# STATED PROBLEM:
Copy out the listing that follows, exactly, without its pictures.

# INFORMATION SUPPLIED:
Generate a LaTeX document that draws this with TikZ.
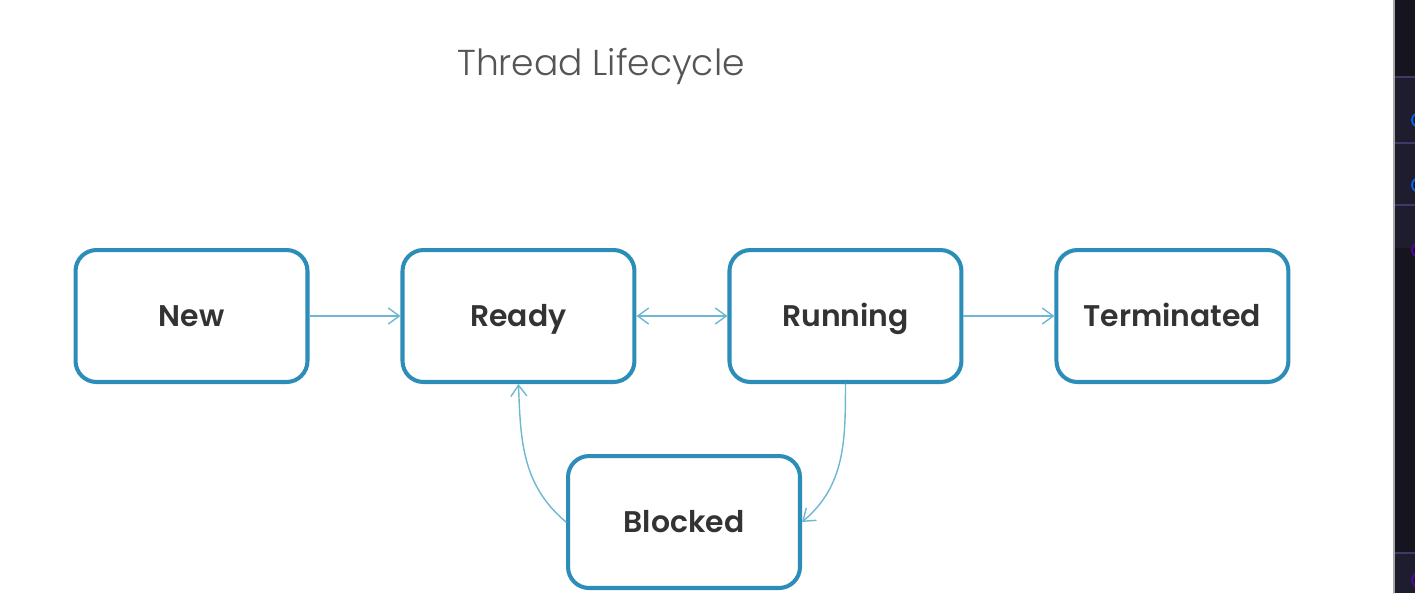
\documentclass[tikz,border=0pt]{standalone}
\usepackage{fontspec}
\setmainfont{Poppins}[BoldFont={Poppins SemiBold}]
\newfontfamily\titlefont{Poppins Light}
\usepackage{tikz}
\usetikzlibrary{arrows.meta}
\usetikzlibrary{shapes,positioning}
\definecolor{boxblue}{HTML}{2B8DB8}
\definecolor{linkblue}{HTML}{6FB7D3}
\definecolor{titlegray}{HTML}{555555}
\definecolor{labelgray}{HTML}{333333}
\definecolor{panel}{HTML}{16151F}
\definecolor{panelrow}{HTML}{1E1D2E}
\definecolor{panelline}{HTML}{3B3A6B}
\tikzset{>={Straight Barb[length=2.2mm,width=3.2mm]},
  state/.style={draw=boxblue,line width=2.3pt,rounded corners=0.42cm,
    minimum width=4.64cm,minimum height=2.64cm,fill=white,
    text height=12pt,text depth=0pt,
    text=labelgray,font=\fontsize{17}{20}\selectfont\bfseries},
  link/.style={draw=linkblue,line width=0.8pt}}

\begin{document}
\begin{tikzpicture}[x=0.02cm,y=0.02cm,line cap=round]

  \useasboundingbox [fill=white] (0,0) rectangle (1415,-593);

  % title
  \node (title) [text=titlegray,font=\titlefont\fontsize{20.5}{24}\selectfont] at (601,-66) {Thread Lifecycle};

  % states
  \node [state] (new) at (191.5,-316) {New};
  \node [state,right=1.82cm of new] (ready) {Ready};
  \node [state,right=1.82cm of ready] (running) {Running};
  \node [state,right=1.82cm of running] (terminated) {Terminated};
  \node [state] (blocked) at (684,-522) {Blocked};

  % transitions
  \draw [link,->] (new) -- (ready);
  \draw [link,<->] (ready) -- (running);
  \draw [link,->] (running) -- (terminated);
  \draw [link,->] (running.south) to[out=-90,in=40] (blocked.east);
  \draw [link,->] (blocked.west) to[out=140,in=-88] (ready.south);

  % dark side panel
  \fill [panel] (1394,0) rectangle (1415,-593);
  \fill [panelrow] (1394,-77) rectangle (1415,-248);
  \fill [panelrow] (1394,-553) rectangle (1415,-593);
  \foreach \y in {77,143,205,553}
    \draw [panelline,line width=0.6pt] (1394,-\y) -- (1415,-\y);
  \draw [gray!70,line width=0.8pt] (1394,0) -- (1394,-593);
  \draw [blue!60!cyan,line width=1pt] (1419,-120) circle (7);
  \draw [blue!60!cyan,line width=1pt] (1419,-185) circle (7);
  \draw [violet!70!blue,line width=1pt] (1419,-250) circle (7);
  \draw [violet!70!blue,line width=1pt] (1419,-580) circle (7);

\end{tikzpicture}
\end{document}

# IN RESPONSE:
Generate a LaTeX document that draws this with TikZ.
\documentclass[tikz,border=0pt]{standalone}
\usepackage{fontspec}
\setmainfont{Poppins}[BoldFont={Poppins SemiBold}]
\newfontfamily\titlefont{Poppins Light}
\usepackage{tikz}
\usetikzlibrary{arrows.meta}
\usetikzlibrary{shapes,positioning}
\definecolor{boxblue}{HTML}{2B8DB8}
\definecolor{linkblue}{HTML}{6FB7D3}
\definecolor{titlegray}{HTML}{555555}
\definecolor{labelgray}{HTML}{333333}
\definecolor{panel}{HTML}{16151F}
\definecolor{panelrow}{HTML}{1E1D2E}
\definecolor{panelline}{HTML}{3B3A6B}
\tikzset{>={Straight Barb[length=2.2mm,width=3.2mm]},
  state/.style={draw=boxblue,line width=2.3pt,rounded corners=0.42cm,
    minimum width=4.64cm,minimum height=2.64cm,fill=white,
    text height=12pt,text depth=0pt,
    text=labelgray,font=\fontsize{17}{20}\selectfont\bfseries},
  link/.style={draw=linkblue,line width=0.8pt}}

\begin{document}
\begin{tikzpicture}[x=0.02cm,y=0.02cm,line cap=round]

  \useasboundingbox [fill=white] (0,0) rectangle (1415,-593);

  % title
  \node (title) [text=titlegray,font=\titlefont\fontsize{20.5}{24}\selectfont] at (601,-66) {Thread Lifecycle};

  % states
  \node [state] (new) at (191.5,-316) {New};
  \node [state,right=1.82cm of new] (ready) {Ready};
  \node [state,right=1.82cm of ready] (running) {Running};
  \node [state,right=1.82cm of running] (terminated) {Terminated};
  \node [state] (blocked) at (684,-522) {Blocked};

  % transitions
  \draw [link,->] (new) -- (ready);
  \draw [link,<->] (ready) -- (running);
  \draw [link,->] (running) -- (terminated);
  \draw [link,->] (running.south) to[out=-90,in=40] (blocked.east);
  \draw [link,->] (blocked.west) to[out=140,in=-88] (ready.south);

  % dark side panel
  \fill [panel] (1394,0) rectangle (1415,-593);
  \fill [panelrow] (1394,-77) rectangle (1415,-248);
  \fill [panelrow] (1394,-553) rectangle (1415,-593);
  \foreach \y in {77,143,205,553}
    \draw [panelline,line width=0.6pt] (1394,-\y) -- (1415,-\y);
  \draw [gray!70,line width=0.8pt] (1394,0) -- (1394,-593);
  \draw [blue!60!cyan,line width=1pt] (1419,-120) circle (7);
  \draw [blue!60!cyan,line width=1pt] (1419,-185) circle (7);
  \draw [violet!70!blue,line width=1pt] (1419,-250) circle (7);
  \draw [violet!70!blue,line width=1pt] (1419,-580) circle (7);

\end{tikzpicture}
\end{document}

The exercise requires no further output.